- **Problem to solve**: Carry none of the pictures over; write out the complete data exactly.

- **Information provided**:
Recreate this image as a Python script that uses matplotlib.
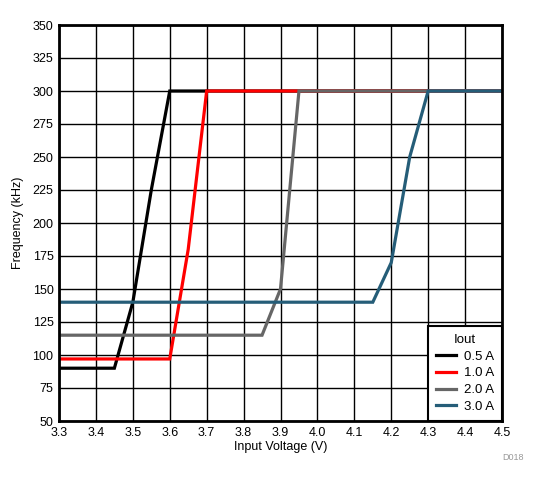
import matplotlib
matplotlib.use("Agg")
import matplotlib.pyplot as plt
import numpy as np

plt.rcParams['font.family'] = ['Liberation Sans', 'DejaVu Sans']

labels = ["0.5 A", "1.0 A", "2.0 A", "3.0 A"]
colors = ["#000000", "#FF0000", "#666666", "#255D78"]

x_05 = [3.3, 3.45, 3.5, 3.55, 3.6, 4.5]
y_05 = [90, 90, 140, 225, 300, 300]
x_10 = [3.3, 3.6, 3.65, 3.7, 4.5]
y_10 = [97, 97, 180, 300, 300]
x_20 = [3.3, 3.85, 3.9, 3.95, 4.5]
y_20 = [115, 115, 150, 300, 300]
x_30 = [3.3, 4.15, 4.2, 4.25, 4.3, 4.5]
y_30 = [140, 140, 170, 250, 300, 300]

xs = [x_05, x_10, x_20, x_30]
ys = [y_05, y_10, y_20, y_30]

fig = plt.figure(figsize=(5.41, 4.83), dpi=100)
ax = fig.add_axes([59/541, 62/483, 443/541, 396/483])

for x, y, c, l in zip(xs, ys, colors, labels):
    ax.plot(x, y, color=c, lw=2.3, label=l, solid_joinstyle='miter')

ax.set_xlim(3.3, 4.5)
ax.set_ylim(50, 350)
ax.set_xticks(np.round(np.arange(3.3, 4.501, 0.1), 1))
ax.set_xticklabels([f"{v:.1f}" for v in np.arange(3.3, 4.501, 0.1)])
ax.set_yticks(np.arange(50, 351, 25))
ax.grid(True, color='black', lw=1)
ax.set_axisbelow(True)
ax.tick_params(length=0, labelsize=9, pad=4)
for s in ax.spines.values():
    s.set_linewidth(2)
    s.set_color('black')
ax.set_xlabel("Input Voltage (V)", fontsize=9, labelpad=2)
ax.set_ylabel("Frequency (kHz)", fontsize=9, labelpad=6)

leg = ax.legend(title="Iout", loc='lower right', borderaxespad=0, fancybox=False,
                edgecolor='black', fontsize=9.5, title_fontsize=9.5, handlelength=1.5,
                handletextpad=0.6, labelspacing=0.35, borderpad=0.6, framealpha=1)
leg.get_frame().set_linewidth(1.5)

fig.text(513/541, 1 - 457/483, "D018", fontsize=6.5, color='#999999', ha='center', va='center')

fig.savefig("out.png", dpi=100)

- **Correct response**:
Recreate this image as a Python script that uses matplotlib.
import matplotlib
matplotlib.use("Agg")
import matplotlib.pyplot as plt
import numpy as np

plt.rcParams['font.family'] = ['Liberation Sans', 'DejaVu Sans']

labels = ["0.5 A", "1.0 A", "2.0 A", "3.0 A"]
colors = ["#000000", "#FF0000", "#666666", "#255D78"]

x_05 = [3.3, 3.45, 3.5, 3.55, 3.6, 4.5]
y_05 = [90, 90, 140, 225, 300, 300]
x_10 = [3.3, 3.6, 3.65, 3.7, 4.5]
y_10 = [97, 97, 180, 300, 300]
x_20 = [3.3, 3.85, 3.9, 3.95, 4.5]
y_20 = [115, 115, 150, 300, 300]
x_30 = [3.3, 4.15, 4.2, 4.25, 4.3, 4.5]
y_30 = [140, 140, 170, 250, 300, 300]

xs = [x_05, x_10, x_20, x_30]
ys = [y_05, y_10, y_20, y_30]

fig = plt.figure(figsize=(5.41, 4.83), dpi=100)
ax = fig.add_axes([59/541, 62/483, 443/541, 396/483])

for x, y, c, l in zip(xs, ys, colors, labels):
    ax.plot(x, y, color=c, lw=2.3, label=l, solid_joinstyle='miter')

ax.set_xlim(3.3, 4.5)
ax.set_ylim(50, 350)
ax.set_xticks(np.round(np.arange(3.3, 4.501, 0.1), 1))
ax.set_xticklabels([f"{v:.1f}" for v in np.arange(3.3, 4.501, 0.1)])
ax.set_yticks(np.arange(50, 351, 25))
ax.grid(True, color='black', lw=1)
ax.set_axisbelow(True)
ax.tick_params(length=0, labelsize=9, pad=4)
for s in ax.spines.values():
    s.set_linewidth(2)
    s.set_color('black')
ax.set_xlabel("Input Voltage (V)", fontsize=9, labelpad=2)
ax.set_ylabel("Frequency (kHz)", fontsize=9, labelpad=6)

leg = ax.legend(title="Iout", loc='lower right', borderaxespad=0, fancybox=False,
                edgecolor='black', fontsize=9.5, title_fontsize=9.5, handlelength=1.5,
                handletextpad=0.6, labelspacing=0.35, borderpad=0.6, framealpha=1)
leg.get_frame().set_linewidth(1.5)

fig.text(513/541, 1 - 457/483, "D018", fontsize=6.5, color='#999999', ha='center', va='center')

fig.savefig("out.png", dpi=100)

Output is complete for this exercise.